====== Data segment ======

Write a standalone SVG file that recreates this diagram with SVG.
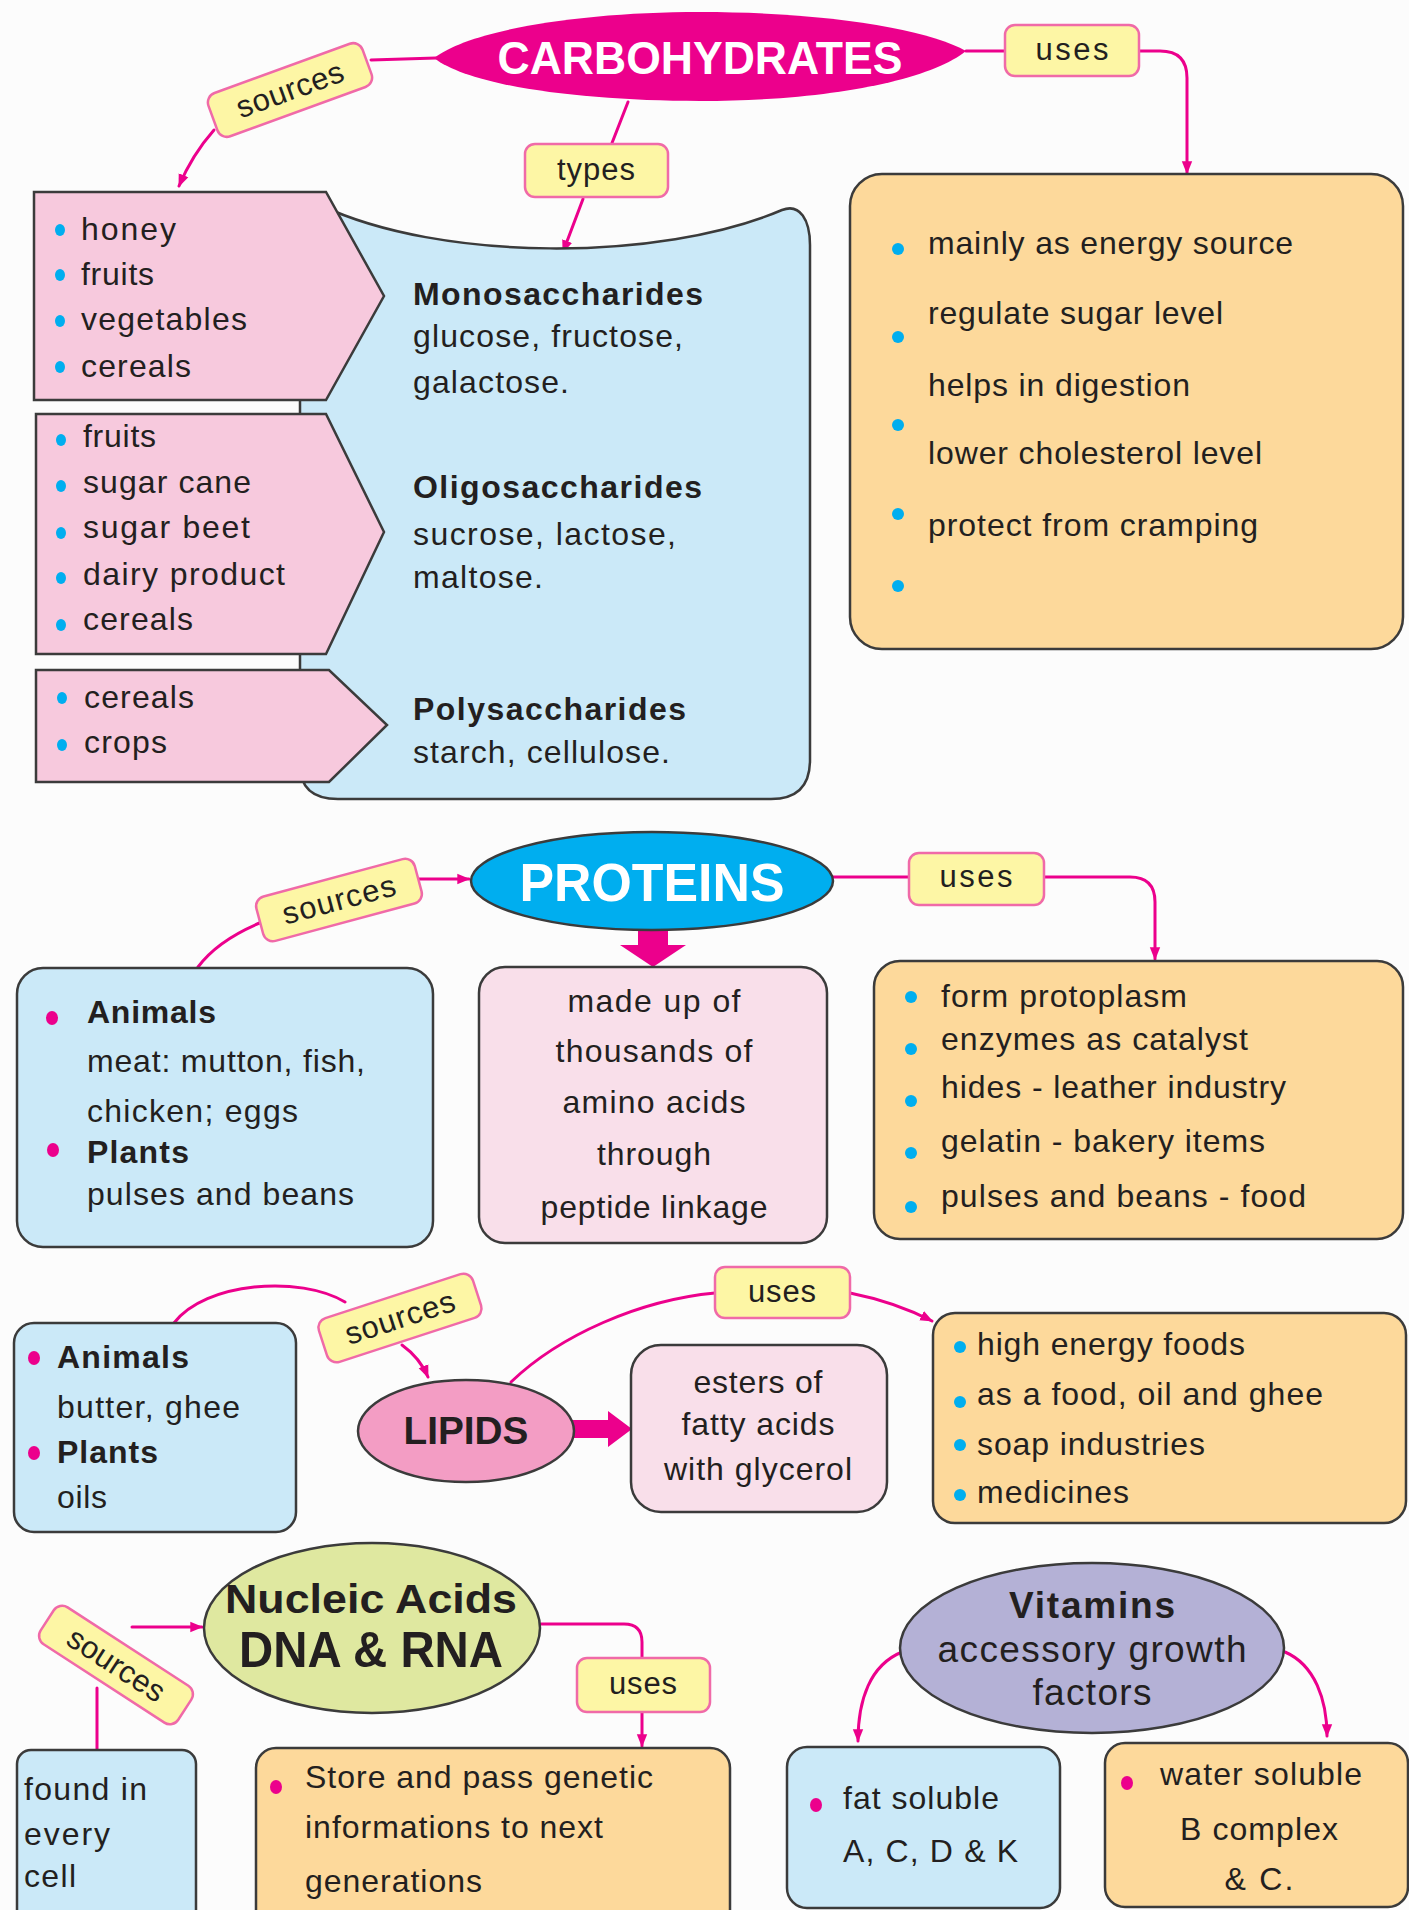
<svg xmlns="http://www.w3.org/2000/svg" width="1409" height="1910" viewBox="0 0 1409 1910">
<defs>
<style>
text { font-family: "Liberation Sans", Arial, Helvetica, sans-serif; fill:#231f20; }
.b { font-weight:bold; }
.c { text-anchor:middle; }
.s30 { font-size:32px; }
.s31 { font-size:32px; }
.conn { fill:none; stroke:#ec008c; stroke-width:3; stroke-linecap:round; }
.box { stroke:#3b3b3b; stroke-width:2.5; }
.blue { fill:#cbe9f8; }
.pink { fill:#f7c9dd; }
.lpink { fill:#f9dfea; }
.orange { fill:#fdd99b; }
.lbl rect { fill:#fdf6a5; stroke:#f06aa8; stroke-width:2.5; }
.lbl text { font-size:31px; text-anchor:middle; }
.cy { fill:#00aeef; }
.mg { fill:#ec008c; }
</style>
<marker id="ah" viewBox="0 0 10 10" refX="9" refY="5" markerWidth="13" markerHeight="13" markerUnits="userSpaceOnUse" orient="auto">
<path d="M0,1 L10,5 L0,9 Z" fill="#ec008c"/>
</marker>
</defs>
<rect width="1409" height="1910" fill="#fcfcfc"/>

<g id="connectors">
<path class="conn" d="M371,60 L436,58"/>
<path class="conn" d="M214,130 Q192,155 179,186" marker-end="url(#ah)"/>
<path class="conn" d="M628,102 L612,143"/>
<path class="conn" d="M583,199 L563,252" marker-end="url(#ah)"/>
<path class="conn" d="M966,51 L1005,51"/>
<path class="conn" d="M1139,51 L1160,51 Q1187,51 1187,78 L1187,173" marker-end="url(#ah)"/>
<path class="conn" d="M419,879 L469,879" marker-end="url(#ah)"/>
<path class="conn" d="M262,922 Q218,940 198,967"/>
<path class="conn" d="M832,877 L909,877"/>
<path class="conn" d="M1044,877 L1130,877 Q1155,877 1155,902 L1155,959" marker-end="url(#ah)"/>
<path class="mg" d="M638,929 L668,929 L668,945 L686,945 L653,967 L620,945 L638,945 Z"/>
<path class="conn" d="M174,1323 C205,1282 300,1275 345,1302"/>
<path class="conn" d="M402,1345 Q420,1358 428,1377" marker-end="url(#ah)"/>
<path class="conn" d="M511,1382 C560,1335 640,1300 715,1293"/>
<path class="conn" d="M850,1293 Q895,1302 932,1321" marker-end="url(#ah)"/>
<path class="mg" d="M572,1420 L608,1420 L608,1411 L632,1429 L608,1447 L608,1438 L572,1438 Z"/>
<path class="conn" d="M132,1627 L202,1627" marker-end="url(#ah)"/>
<path class="conn" d="M97,1688 L97,1750"/>
<path class="conn" d="M541,1624 L624,1624 Q642,1624 642,1642 L642,1658"/>
<path class="conn" d="M642,1712 L642,1746" marker-end="url(#ah)"/>
<path class="conn" d="M902,1652 C870,1665 858,1700 858,1741" marker-end="url(#ah)"/>
<path class="conn" d="M1285,1652 C1315,1665 1327,1700 1327,1736" marker-end="url(#ah)"/>
</g>

<g id="carbohydrates">
<path d="M434,58 C470,30 580,12 700,12 C830,12 930,30 966,51 C930,80 830,101 700,101 C580,101 470,86 434,58 Z" fill="#ec008c"/>
<text class="b c" x="700" y="74" font-size="46" textLength="405" lengthAdjust="spacingAndGlyphs" style="fill:#ffffff">CARBOHYDRATES</text>
</g>

<g id="carb-sources-label" class="lbl" transform="translate(290,90) rotate(-20)">
<rect x="-82" y="-23" width="164" height="46" rx="10"/>
<text y="10" textLength="112">sources</text>
</g>
<g id="carb-types-label" class="lbl">
<rect x="525" y="144" width="143" height="53" rx="10"/>
<text x="596" y="180" textLength="78">types</text>
</g>
<g id="carb-uses-label" class="lbl">
<rect x="1005" y="25" width="134" height="51" rx="10"/>
<text x="1072" y="60" textLength="73">uses</text>
</g>

<g id="carb-types">
<path class="box blue" d="M320,205 C440,262 660,262 782,210 C800,203 810,220 810,245 L810,760 Q810,799 771,799 L338,799 Q300,799 300,765 L300,205 Z"/>
<text class="b s31" x="413" y="305" textLength="290">Monosaccharides</text>
<text class="s31" x="413" y="347" textLength="270">glucose, fructose,</text>
<text class="s31" x="413" y="393" textLength="156">galactose.</text>
<text class="b s31" x="413" y="498" textLength="289">Oligosaccharides</text>
<text class="s31" x="413" y="545" textLength="263">sucrose, lactose,</text>
<text class="s31" x="413" y="588" textLength="130">maltose.</text>
<text class="b s31" x="413" y="720" textLength="273">Polysaccharides</text>
<text class="s31" x="413" y="763" textLength="257">starch, cellulose.</text>
</g>

<g id="carb-src-mono">
<path class="box pink" d="M34,192 L326,192 L384,296 L326,400 L34,400 Z"/>
<ellipse class="cy" cx="60" cy="230" rx="5" ry="6"/>
<ellipse class="cy" cx="60" cy="275" rx="5" ry="6"/>
<ellipse class="cy" cx="60" cy="321" rx="5" ry="6"/>
<ellipse class="cy" cx="60" cy="367" rx="5" ry="6"/>
<text class="s31" x="81" y="240" textLength="95">honey</text>
<text class="s31" x="81" y="285" textLength="73">fruits</text>
<text class="s31" x="81" y="330" textLength="166">vegetables</text>
<text class="s31" x="81" y="377" textLength="110">cereals</text>
</g>

<g id="carb-src-oligo">
<path class="box pink" d="M36,414 L326,414 L384,532 L326,654 L36,654 Z"/>
<ellipse class="cy" cx="61" cy="440" rx="5" ry="6"/>
<ellipse class="cy" cx="61" cy="486" rx="5" ry="6"/>
<ellipse class="cy" cx="61" cy="533" rx="5" ry="6"/>
<ellipse class="cy" cx="61" cy="578" rx="5" ry="6"/>
<ellipse class="cy" cx="61" cy="625" rx="5" ry="6"/>
<text class="s31" x="83" y="447" textLength="73">fruits</text>
<text class="s31" x="83" y="493" textLength="168">sugar cane</text>
<text class="s31" x="83" y="538" textLength="167">sugar beet</text>
<text class="s31" x="83" y="585" textLength="202">dairy product</text>
<text class="s31" x="83" y="630" textLength="110">cereals</text>
</g>

<g id="carb-src-poly">
<path class="box pink" d="M36,670 L329,670 L387,725 L329,782 L36,782 Z"/>
<ellipse class="cy" cx="62" cy="698" rx="5" ry="6"/>
<ellipse class="cy" cx="62" cy="745" rx="5" ry="6"/>
<text class="s31" x="84" y="708" textLength="110">cereals</text>
<text class="s31" x="84" y="753" textLength="83">crops</text>
</g>

<g id="carb-uses">
<rect class="box orange" x="850" y="174" width="553" height="475" rx="32"/>
<circle class="cy" cx="898" cy="249" r="6"/>
<circle class="cy" cx="898" cy="337" r="6"/>
<circle class="cy" cx="898" cy="425" r="6"/>
<circle class="cy" cx="898" cy="514" r="6"/>
<circle class="cy" cx="898" cy="586" r="6"/>
<text class="s30" x="928" y="254" textLength="365">mainly as energy source</text>
<text class="s30" x="928" y="324" textLength="295">regulate sugar level</text>
<text class="s30" x="928" y="396" textLength="262">helps in digestion</text>
<text class="s30" x="928" y="464" textLength="334">lower cholesterol level</text>
<text class="s30" x="928" y="536" textLength="330">protect from cramping</text>
</g>

<g id="proteins">
<ellipse class="box" cx="652" cy="881" rx="181" ry="49" fill="#00aeef"/>
<text class="b c" x="652" y="901" font-size="54" textLength="265" lengthAdjust="spacingAndGlyphs" style="fill:#ffffff">PROTEINS</text>
</g>
<g id="prot-sources-label" class="lbl" transform="translate(339,900) rotate(-15)">
<rect x="-82" y="-23" width="164" height="46" rx="10"/>
<text y="10" textLength="116">sources</text>
</g>
<g id="prot-uses-label" class="lbl">
<rect x="909" y="853" width="135" height="52" rx="10"/>
<text x="976" y="887" textLength="73">uses</text>
</g>

<g id="prot-sources">
<rect class="box blue" x="17" y="968" width="416" height="279" rx="26"/>
<ellipse class="mg" cx="52" cy="1018" rx="6" ry="7"/>
<ellipse class="mg" cx="53" cy="1150" rx="6" ry="7"/>
<text class="b s30" x="87" y="1023" textLength="129">Animals</text>
<text class="s30" x="87" y="1072" textLength="278">meat: mutton, fish,</text>
<text class="s30" x="87" y="1122" textLength="211">chicken; eggs</text>
<text class="b s30" x="87" y="1163" textLength="102">Plants</text>
<text class="s30" x="87" y="1205" textLength="267">pulses and beans</text>
</g>

<g id="prot-made">
<rect class="box lpink" x="479" y="967" width="348" height="276" rx="26"/>
<text class="s30 c" x="654" y="1012" textLength="173">made up of</text>
<text class="s30 c" x="654" y="1062" textLength="197">thousands of</text>
<text class="s30 c" x="654" y="1113" textLength="183">amino acids</text>
<text class="s30 c" x="654" y="1165" textLength="114">through</text>
<text class="s30 c" x="654" y="1218" textLength="227">peptide linkage</text>
</g>

<g id="prot-uses">
<rect class="box orange" x="874" y="961" width="529" height="278" rx="26"/>
<circle class="cy" cx="911" cy="997" r="6"/>
<circle class="cy" cx="911" cy="1049" r="6"/>
<circle class="cy" cx="911" cy="1101" r="6"/>
<circle class="cy" cx="911" cy="1153" r="6"/>
<circle class="cy" cx="911" cy="1207" r="6"/>
<text class="s30" x="941" y="1007" textLength="246">form protoplasm</text>
<text class="s30" x="941" y="1050" textLength="307">enzymes as catalyst</text>
<text class="s30" x="941" y="1098" textLength="345">hides - leather industry</text>
<text class="s30" x="941" y="1152" textLength="324">gelatin - bakery items</text>
<text class="s30" x="941" y="1207" textLength="365">pulses and beans - food</text>
</g>

<g id="lipids">
<ellipse class="box" cx="466" cy="1431" rx="108" ry="51" fill="#f39dc4"/>
<text class="b c" x="466" y="1444" font-size="38" textLength="125" lengthAdjust="spacingAndGlyphs">LIPIDS</text>
</g>
<g id="lip-sources-label" class="lbl" transform="translate(400,1318) rotate(-18)">
<rect x="-81" y="-23" width="162" height="46" rx="10"/>
<text y="10" textLength="114">sources</text>
</g>
<g id="lip-uses-label" class="lbl">
<rect x="715" y="1267" width="135" height="51" rx="10"/>
<text x="782" y="1302" textLength="68">uses</text>
</g>

<g id="lip-sources">
<rect class="box blue" x="14" y="1323" width="282" height="209" rx="20"/>
<ellipse class="mg" cx="34" cy="1358" rx="6" ry="7"/>
<ellipse class="mg" cx="34" cy="1453" rx="6" ry="7"/>
<text class="b s30" x="57" y="1368" textLength="132">Animals</text>
<text class="s30" x="57" y="1418" textLength="183">butter, ghee</text>
<text class="b s30" x="57" y="1463" textLength="101">Plants</text>
<text class="s30" x="57" y="1508" textLength="50">oils</text>
</g>

<g id="lip-esters">
<rect class="box lpink" x="631" y="1345" width="256" height="167" rx="30"/>
<text class="s30 c" x="758" y="1393" textLength="129">esters of</text>
<text class="s30 c" x="758" y="1435" textLength="153">fatty acids</text>
<text class="s30 c" x="758" y="1480" textLength="188">with glycerol</text>
</g>

<g id="lip-uses">
<rect class="box orange" x="933" y="1313" width="473" height="210" rx="22"/>
<circle class="cy" cx="960" cy="1347" r="6"/>
<circle class="cy" cx="960" cy="1402" r="6"/>
<circle class="cy" cx="960" cy="1445" r="6"/>
<circle class="cy" cx="960" cy="1495" r="6"/>
<text class="s30" x="977" y="1355" textLength="268">high energy foods</text>
<text class="s30" x="977" y="1405" textLength="346">as a food, oil and ghee</text>
<text class="s30" x="977" y="1455" textLength="228">soap industries</text>
<text class="s30" x="977" y="1503" textLength="152">medicines</text>
</g>

<g id="nucleic-acids">
<ellipse class="box" cx="372" cy="1628" rx="168" ry="85" fill="#dfe8a0"/>
<text class="b c" x="371" y="1613" font-size="40" textLength="292" lengthAdjust="spacingAndGlyphs">Nucleic Acids</text>
<text class="b c" x="371" y="1667" font-size="50" textLength="264" lengthAdjust="spacingAndGlyphs">DNA &amp; RNA</text>
</g>
<g id="nuc-sources-label" class="lbl" transform="translate(116,1665) rotate(33)">
<rect x="-82" y="-22" width="164" height="44" rx="10"/>
<text y="10" textLength="110">sources</text>
</g>
<g id="nuc-uses-label" class="lbl">
<rect x="577" y="1658" width="133" height="54" rx="10"/>
<text x="643" y="1694" textLength="68">uses</text>
</g>

<g id="nuc-found">
<rect class="box blue" x="17" y="1750" width="179" height="190" rx="14"/>
<text class="s31" x="24" y="1800" textLength="123">found in</text>
<text class="s31" x="24" y="1845" textLength="86">every</text>
<text class="s31" x="24" y="1887" textLength="52">cell</text>
</g>

<g id="nuc-store">
<rect class="box orange" x="256" y="1748" width="474" height="190" rx="20"/>
<ellipse class="mg" cx="276" cy="1787" rx="6" ry="7"/>
<text class="s30" x="305" y="1788" textLength="348">Store and pass genetic</text>
<text class="s30" x="305" y="1838" textLength="298">informations to next</text>
<text class="s30" x="305" y="1892" textLength="177">generations</text>
</g>

<g id="vitamins">
<ellipse class="box" cx="1092" cy="1648" rx="192" ry="85" fill="#b4b1d6"/>
<text class="b c" x="1092" y="1618" font-size="37" textLength="166">Vitamins</text>
<text class="c" x="1092" y="1662" font-size="37" textLength="309">accessory growth</text>
<text class="c" x="1092" y="1705" font-size="37" textLength="119">factors</text>
</g>

<g id="vit-fat">
<rect class="box blue" x="787" y="1747" width="273" height="161" rx="20"/>
<ellipse class="mg" cx="816" cy="1805" rx="6" ry="7"/>
<text class="s30" x="843" y="1809" textLength="156">fat soluble</text>
<text class="s30" x="843" y="1862" textLength="175">A, C, D &amp; K</text>
</g>

<g id="vit-water">
<rect class="box orange" x="1105" y="1743" width="303" height="164" rx="20"/>
<ellipse class="mg" cx="1127" cy="1783" rx="6" ry="7"/>
<text class="s30" x="1160" y="1785" textLength="202">water soluble</text>
<text class="s30 c" x="1259" y="1840" textLength="158">B complex</text>
<text class="s30 c" x="1259" y="1890" textLength="69">&amp; C.</text>
</g>
</svg>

======

Only the number is required: the count of lines containing the word "with".

2